For proof, which hasn’t been particularly hidden, see the extreme efforts to create a false narrative (including the president confronting a foreign leader with photographs from a completely different country) of white persecution in South Africa and a recalibration of refugee program to prioritize white South Africans. It’s the whole “reverse discrimination” malarkey (as if discrimination is structurally one way) playing out with fabrication and lies since they couldn’t find real facts. A rationalist argument can’t be found, because it’s not rational - it’s just racist nationalism.
This is going to be remembered in history globally as one of the embarrassing low points that beggars the question of American moral standing , which is likewise a fallacious tu quoque argument. What’s going on ignores the fact the founding fathers were enlightenment liberal humanists of the extreme degree, and while creatures of their time, endeavored hard to establish a construct in the constitution and bill of rights a system that will eventually and stably arrive at an ideal liberal humanist society. They recognized with pretty clear sightedness their own imperfections in this regard and recognized society changes slowly, but believed the constitution and bill of rights would make the change inexorable. I for one agree after studying it for some time. This means this aberration we see today, which is reminiscent of Sulla’s attack on the Roman republic, was well planned for an accounted for. They knew clearly and better than we do the natural tendency of man, and specifically corrupt ambitious racist theologists as their time was steeped in, and built a system that mean reverts always towards a liberal humanist outcome.
The question to my mind is will I live to see the damage undone and is my daughter equipped to right the ship in her life time.
>Ultimately everyone benefits.
>It’s not about economics.
What about the local citizen who is clearly neither the migrant nor the capitalist, both of whom conduct wage arbitrage the local doesn't benefit from? How is that not economic and why is that assumed to be racist? Savannah is almost 50% Black https://en.wikipedia.org/wiki/Savannah,_Georgia#Demographics but they can't employ a workforce that even maybe resembles the local demographics?
Why isn't it rational for the local citizens to see a business skirting the law to get American consumer dollars but avoid American wages and calculate that's not just not to their benefit, its to their detriment?
Is it that these were hundreds of the best battery factory professional engineers in SK or just a cultural match?
How is competence built with any offshoring of a new thing? I think it’s a stretch to say Americans can’t be trained to make a factory.
I think the simplest explanation is the likely one: that costs money, we can avoid paying if we use an underclass that doesn’t follow the rules or share the costs of locals we can undercut.
> Is it that these were hundreds of the best battery factory professional engineers in SK or just a cultural match?
SK has been building battery factories for a while, naturally, they ended up with an experienced talent pool.
> How is competence built with any offshoring of a new thing?
China has the blueprint: enforce knowledge sharing/knowledge transfer to local entities, and provide adequate direction and government funding.
> I think it’s a stretch to say Americans can’t be trained to make a factory.
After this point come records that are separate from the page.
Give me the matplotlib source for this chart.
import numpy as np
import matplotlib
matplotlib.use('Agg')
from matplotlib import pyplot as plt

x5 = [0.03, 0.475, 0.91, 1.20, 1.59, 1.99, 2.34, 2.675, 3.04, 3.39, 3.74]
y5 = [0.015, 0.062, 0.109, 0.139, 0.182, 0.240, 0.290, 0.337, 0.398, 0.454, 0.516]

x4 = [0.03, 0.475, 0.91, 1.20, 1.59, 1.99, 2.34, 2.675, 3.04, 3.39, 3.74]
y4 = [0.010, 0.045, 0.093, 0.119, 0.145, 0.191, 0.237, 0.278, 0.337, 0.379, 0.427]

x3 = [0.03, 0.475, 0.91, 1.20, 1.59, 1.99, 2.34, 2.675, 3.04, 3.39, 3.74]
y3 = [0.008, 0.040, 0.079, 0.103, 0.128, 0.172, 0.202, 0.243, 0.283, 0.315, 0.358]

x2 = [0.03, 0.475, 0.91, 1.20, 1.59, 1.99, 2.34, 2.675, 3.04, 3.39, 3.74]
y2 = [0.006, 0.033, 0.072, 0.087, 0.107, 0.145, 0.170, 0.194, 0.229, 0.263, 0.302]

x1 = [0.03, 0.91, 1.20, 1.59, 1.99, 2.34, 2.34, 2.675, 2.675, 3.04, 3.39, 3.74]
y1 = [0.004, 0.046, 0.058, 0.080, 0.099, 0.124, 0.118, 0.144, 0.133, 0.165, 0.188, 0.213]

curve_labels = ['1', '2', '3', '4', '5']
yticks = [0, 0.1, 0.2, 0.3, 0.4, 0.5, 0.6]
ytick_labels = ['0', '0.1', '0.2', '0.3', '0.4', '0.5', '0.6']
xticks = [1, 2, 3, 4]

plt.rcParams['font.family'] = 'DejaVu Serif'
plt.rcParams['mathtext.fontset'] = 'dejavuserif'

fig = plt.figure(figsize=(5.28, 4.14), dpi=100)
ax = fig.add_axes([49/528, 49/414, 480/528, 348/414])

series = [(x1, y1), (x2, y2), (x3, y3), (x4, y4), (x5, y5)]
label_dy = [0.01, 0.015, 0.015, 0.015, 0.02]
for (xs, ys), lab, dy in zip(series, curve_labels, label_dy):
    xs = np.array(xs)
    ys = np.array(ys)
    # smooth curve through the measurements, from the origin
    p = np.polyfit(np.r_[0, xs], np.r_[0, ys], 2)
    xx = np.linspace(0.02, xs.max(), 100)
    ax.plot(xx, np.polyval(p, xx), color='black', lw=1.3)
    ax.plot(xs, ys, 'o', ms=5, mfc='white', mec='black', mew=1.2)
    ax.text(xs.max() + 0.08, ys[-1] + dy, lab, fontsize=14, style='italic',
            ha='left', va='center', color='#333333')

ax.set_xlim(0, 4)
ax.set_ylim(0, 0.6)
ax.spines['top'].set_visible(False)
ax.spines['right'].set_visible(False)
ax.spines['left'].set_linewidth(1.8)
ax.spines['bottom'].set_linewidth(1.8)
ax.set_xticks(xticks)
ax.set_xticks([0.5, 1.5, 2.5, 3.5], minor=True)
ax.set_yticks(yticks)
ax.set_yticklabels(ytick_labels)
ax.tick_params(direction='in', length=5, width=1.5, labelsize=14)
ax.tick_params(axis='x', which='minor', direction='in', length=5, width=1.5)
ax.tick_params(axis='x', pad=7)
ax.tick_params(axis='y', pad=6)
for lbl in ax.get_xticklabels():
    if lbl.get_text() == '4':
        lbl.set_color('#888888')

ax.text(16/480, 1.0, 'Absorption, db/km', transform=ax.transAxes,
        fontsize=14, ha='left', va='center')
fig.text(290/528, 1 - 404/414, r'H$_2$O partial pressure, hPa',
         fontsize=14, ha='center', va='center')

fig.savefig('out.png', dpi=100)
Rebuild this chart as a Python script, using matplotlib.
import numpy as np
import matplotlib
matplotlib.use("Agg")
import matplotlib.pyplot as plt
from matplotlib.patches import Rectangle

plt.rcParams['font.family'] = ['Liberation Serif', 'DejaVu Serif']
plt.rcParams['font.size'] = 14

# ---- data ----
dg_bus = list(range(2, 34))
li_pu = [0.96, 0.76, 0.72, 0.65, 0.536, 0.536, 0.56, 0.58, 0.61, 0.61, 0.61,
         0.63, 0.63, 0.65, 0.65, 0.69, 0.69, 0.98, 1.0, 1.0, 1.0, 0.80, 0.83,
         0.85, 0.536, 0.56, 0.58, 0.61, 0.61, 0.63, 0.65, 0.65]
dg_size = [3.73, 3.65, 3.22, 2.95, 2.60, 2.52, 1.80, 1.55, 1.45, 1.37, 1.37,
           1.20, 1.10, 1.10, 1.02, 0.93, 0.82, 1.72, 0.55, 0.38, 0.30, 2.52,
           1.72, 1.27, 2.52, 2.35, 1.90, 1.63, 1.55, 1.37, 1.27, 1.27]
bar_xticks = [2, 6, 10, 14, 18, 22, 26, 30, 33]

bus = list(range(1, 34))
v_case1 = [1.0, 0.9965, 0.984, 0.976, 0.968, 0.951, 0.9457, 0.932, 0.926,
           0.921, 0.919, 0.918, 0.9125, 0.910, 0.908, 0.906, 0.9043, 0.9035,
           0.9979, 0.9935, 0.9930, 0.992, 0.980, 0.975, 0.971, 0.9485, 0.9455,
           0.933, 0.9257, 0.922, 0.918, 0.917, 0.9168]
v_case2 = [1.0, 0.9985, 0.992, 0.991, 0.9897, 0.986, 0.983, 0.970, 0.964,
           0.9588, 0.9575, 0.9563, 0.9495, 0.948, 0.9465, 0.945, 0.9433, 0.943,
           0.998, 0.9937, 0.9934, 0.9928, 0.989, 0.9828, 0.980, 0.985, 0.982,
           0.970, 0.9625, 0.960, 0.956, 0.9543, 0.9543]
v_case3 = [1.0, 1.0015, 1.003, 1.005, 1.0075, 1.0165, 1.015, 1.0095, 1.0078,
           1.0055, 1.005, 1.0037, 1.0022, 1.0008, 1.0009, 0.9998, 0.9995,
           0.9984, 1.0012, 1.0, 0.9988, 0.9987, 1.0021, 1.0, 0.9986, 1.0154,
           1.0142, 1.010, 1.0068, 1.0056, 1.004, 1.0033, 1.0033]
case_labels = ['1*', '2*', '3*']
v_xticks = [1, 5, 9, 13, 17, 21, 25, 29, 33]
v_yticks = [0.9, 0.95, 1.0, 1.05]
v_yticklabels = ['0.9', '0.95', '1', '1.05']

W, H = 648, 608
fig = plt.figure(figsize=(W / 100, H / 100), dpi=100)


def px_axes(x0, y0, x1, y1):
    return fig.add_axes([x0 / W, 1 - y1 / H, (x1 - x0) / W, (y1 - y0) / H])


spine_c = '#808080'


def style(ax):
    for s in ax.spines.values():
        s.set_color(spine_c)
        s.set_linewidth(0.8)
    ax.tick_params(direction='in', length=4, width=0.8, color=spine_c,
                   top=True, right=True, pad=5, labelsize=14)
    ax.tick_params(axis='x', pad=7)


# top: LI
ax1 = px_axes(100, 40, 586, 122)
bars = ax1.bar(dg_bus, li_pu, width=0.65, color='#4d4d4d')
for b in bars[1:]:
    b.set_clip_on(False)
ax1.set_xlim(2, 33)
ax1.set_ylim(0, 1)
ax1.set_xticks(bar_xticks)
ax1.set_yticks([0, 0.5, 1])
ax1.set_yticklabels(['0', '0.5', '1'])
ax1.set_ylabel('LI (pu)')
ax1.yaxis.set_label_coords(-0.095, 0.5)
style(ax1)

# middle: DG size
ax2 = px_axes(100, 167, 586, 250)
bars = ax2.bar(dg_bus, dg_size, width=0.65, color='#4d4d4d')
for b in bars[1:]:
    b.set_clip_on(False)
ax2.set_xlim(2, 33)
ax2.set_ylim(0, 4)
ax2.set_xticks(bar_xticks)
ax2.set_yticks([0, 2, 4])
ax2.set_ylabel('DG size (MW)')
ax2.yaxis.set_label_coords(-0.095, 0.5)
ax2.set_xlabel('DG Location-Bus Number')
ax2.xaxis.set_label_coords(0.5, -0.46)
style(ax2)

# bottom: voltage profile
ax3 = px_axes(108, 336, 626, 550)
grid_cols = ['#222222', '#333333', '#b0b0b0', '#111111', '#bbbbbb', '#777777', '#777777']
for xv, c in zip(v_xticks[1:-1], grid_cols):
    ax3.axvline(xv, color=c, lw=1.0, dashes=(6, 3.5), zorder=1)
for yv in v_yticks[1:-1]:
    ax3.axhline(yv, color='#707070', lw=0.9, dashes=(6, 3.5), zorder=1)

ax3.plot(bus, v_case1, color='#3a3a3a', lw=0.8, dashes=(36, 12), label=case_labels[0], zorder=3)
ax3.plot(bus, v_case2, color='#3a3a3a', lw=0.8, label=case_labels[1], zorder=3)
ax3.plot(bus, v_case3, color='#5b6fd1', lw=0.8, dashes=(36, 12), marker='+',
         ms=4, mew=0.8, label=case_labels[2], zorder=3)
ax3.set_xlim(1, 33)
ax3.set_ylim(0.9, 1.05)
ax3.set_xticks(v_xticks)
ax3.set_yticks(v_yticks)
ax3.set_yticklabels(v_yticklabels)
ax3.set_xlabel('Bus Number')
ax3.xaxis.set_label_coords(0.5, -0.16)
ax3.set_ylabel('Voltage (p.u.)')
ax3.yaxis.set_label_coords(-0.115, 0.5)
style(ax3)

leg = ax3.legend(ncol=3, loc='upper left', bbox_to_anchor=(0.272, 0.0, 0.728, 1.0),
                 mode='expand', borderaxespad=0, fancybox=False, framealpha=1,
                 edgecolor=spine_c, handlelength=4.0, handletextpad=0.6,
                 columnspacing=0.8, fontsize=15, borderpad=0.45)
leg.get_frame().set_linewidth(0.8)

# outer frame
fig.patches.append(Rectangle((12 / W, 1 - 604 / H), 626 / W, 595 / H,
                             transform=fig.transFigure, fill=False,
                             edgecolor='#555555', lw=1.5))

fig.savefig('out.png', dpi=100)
Experience =/= capability - Americans certainly can be trained, but who's paying (and waiting) for that? Does it make economic sense to do so for a one-and-done project? LG Chem (and its vendor ecosystem) have been building battery factories for well over a decade now, and will continue to use that competency. What would happen to your hypothetical newly-trained, all-American battery-factory builders once the Savannah project is up and running? Especially under this administration that is set on cutting the knees from under renewables.
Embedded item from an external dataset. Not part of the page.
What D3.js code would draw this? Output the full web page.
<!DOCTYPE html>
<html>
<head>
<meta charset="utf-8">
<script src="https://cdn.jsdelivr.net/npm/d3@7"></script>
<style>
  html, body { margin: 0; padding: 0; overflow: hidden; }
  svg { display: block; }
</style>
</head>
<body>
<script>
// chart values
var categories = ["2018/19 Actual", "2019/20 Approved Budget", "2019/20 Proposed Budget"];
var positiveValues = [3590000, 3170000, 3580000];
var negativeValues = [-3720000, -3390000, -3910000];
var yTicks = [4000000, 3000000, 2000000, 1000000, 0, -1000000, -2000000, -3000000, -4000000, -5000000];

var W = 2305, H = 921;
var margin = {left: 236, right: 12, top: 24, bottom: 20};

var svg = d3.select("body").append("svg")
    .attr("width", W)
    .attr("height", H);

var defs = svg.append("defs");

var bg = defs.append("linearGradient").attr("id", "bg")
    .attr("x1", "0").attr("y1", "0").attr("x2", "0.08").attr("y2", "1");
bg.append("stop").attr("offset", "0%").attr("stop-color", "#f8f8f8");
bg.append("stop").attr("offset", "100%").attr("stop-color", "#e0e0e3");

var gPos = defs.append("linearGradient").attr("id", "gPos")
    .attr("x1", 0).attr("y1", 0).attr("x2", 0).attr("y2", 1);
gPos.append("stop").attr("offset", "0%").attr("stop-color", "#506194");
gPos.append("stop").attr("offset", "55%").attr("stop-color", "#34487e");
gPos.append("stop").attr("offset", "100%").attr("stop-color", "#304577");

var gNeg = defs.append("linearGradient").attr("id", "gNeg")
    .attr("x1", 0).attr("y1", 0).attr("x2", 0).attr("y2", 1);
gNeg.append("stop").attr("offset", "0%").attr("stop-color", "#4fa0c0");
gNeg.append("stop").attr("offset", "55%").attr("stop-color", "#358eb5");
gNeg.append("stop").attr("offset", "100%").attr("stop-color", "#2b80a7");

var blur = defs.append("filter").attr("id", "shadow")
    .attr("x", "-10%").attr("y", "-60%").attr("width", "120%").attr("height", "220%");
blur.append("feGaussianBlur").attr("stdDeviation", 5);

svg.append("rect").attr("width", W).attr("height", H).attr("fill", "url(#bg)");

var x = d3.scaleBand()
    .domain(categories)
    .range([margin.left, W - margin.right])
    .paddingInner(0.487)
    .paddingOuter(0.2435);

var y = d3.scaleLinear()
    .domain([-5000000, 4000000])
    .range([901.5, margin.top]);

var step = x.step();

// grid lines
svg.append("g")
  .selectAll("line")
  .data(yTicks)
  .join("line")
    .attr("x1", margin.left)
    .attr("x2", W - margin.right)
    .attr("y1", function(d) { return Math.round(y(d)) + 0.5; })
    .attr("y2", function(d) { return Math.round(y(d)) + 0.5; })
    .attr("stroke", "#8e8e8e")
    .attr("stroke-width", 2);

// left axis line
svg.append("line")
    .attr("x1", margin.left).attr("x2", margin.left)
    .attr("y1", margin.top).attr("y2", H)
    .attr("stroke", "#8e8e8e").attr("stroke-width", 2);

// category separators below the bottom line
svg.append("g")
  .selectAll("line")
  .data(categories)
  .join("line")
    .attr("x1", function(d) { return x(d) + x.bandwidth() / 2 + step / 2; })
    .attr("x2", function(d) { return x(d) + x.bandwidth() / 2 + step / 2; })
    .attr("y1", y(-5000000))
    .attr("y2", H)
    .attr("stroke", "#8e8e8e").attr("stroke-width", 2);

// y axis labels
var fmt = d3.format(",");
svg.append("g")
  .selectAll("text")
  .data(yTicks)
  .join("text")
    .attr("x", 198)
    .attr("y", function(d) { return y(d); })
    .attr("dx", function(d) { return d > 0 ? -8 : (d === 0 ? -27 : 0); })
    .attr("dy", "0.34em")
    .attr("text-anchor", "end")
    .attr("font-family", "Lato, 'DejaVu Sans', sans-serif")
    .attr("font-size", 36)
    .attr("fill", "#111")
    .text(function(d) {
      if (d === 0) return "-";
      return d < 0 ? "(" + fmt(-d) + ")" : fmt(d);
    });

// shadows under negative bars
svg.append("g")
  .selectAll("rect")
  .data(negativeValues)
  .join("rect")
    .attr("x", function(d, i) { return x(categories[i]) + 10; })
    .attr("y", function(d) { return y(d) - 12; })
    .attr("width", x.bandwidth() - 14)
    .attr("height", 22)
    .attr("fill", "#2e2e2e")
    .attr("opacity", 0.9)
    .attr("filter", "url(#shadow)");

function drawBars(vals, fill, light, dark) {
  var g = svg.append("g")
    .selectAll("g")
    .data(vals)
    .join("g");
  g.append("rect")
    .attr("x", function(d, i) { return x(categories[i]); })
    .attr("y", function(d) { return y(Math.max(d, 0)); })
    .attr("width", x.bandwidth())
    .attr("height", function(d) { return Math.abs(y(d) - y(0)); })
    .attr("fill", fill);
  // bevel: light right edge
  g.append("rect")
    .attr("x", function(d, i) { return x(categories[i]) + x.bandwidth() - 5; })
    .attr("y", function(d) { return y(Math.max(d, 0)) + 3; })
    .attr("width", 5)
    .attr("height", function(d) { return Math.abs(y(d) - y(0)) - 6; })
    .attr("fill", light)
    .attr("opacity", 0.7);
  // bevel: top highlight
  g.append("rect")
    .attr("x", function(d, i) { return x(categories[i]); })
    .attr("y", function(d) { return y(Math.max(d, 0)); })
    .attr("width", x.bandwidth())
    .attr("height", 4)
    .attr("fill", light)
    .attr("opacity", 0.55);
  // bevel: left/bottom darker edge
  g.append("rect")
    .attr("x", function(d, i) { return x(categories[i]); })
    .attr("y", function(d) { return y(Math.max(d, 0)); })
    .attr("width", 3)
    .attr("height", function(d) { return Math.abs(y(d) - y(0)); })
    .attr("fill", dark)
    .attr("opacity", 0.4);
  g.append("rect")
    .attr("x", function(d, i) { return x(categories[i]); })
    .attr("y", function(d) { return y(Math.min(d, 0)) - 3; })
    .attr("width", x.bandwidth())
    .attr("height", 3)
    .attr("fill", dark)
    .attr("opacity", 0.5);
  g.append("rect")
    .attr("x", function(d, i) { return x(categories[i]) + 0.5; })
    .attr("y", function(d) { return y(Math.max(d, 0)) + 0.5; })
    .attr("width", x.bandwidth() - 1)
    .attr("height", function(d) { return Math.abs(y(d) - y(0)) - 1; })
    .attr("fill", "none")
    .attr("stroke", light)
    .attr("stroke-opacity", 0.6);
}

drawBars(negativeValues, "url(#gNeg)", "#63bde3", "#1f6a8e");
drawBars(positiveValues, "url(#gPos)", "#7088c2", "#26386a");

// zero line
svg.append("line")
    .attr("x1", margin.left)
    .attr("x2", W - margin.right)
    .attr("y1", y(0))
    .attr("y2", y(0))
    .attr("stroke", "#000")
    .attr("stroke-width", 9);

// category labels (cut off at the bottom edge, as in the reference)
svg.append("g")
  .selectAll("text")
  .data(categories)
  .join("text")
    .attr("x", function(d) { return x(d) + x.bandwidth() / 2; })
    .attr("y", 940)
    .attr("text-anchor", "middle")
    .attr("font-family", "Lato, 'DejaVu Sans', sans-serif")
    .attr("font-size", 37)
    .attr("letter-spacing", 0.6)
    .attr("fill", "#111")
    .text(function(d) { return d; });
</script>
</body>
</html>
Okay but they’re so far away and indirectly related they might as well be on a different planet from the POV of locals.
I don’t think race affects the vote for permitting or funding this program that equates to anything more than “my donors treat me very well if I vote for thing so line goes up”. In other words, enabling a underclass is entirely compatible with diverse .gov representatives.
Without knowing the specifics, I would assume two things. Once the factory is working, it will employ local people - either people who already lived there or people who came to the town to work in the factory. It will also support an ecosystem of suppliers, some of whom will build their factories nearby.
The second thing is that usually businesses pay some sort of local tax that supports the town infrastructure, is that not the case there?
In the pov of locals excluded (or let’s say not hired) from the factory, they have less chance of access to a wage and skill development than those on the inside.
It’s possible we didn’t get it built so they just didn’t reach the step where they do a hiring event. It’s also possible they were never going to hire locals, and parts and labor were shipped in with no intent to use the area for anything but a footprint and utilities.
We see what we want to see in these things, and you’re right, it could have had some positives eventually.
> It’s also possible they were never going to hire locals
I find that very unlikely. In Slovakia we have a lot of Korean factories (Kia, Samsung etc) and while the management is Korean, they always hire local workers if available, otherwise agencies hire who's available - in our case workers from Serbia, Ukraine and Central Asia (that's not an unique situation, there is a general shortage of relatively-low-wage workers in the EU so people from outside are brought in to work here full time).
Sleep well, folks—America is saved, one deported factory worker at a time.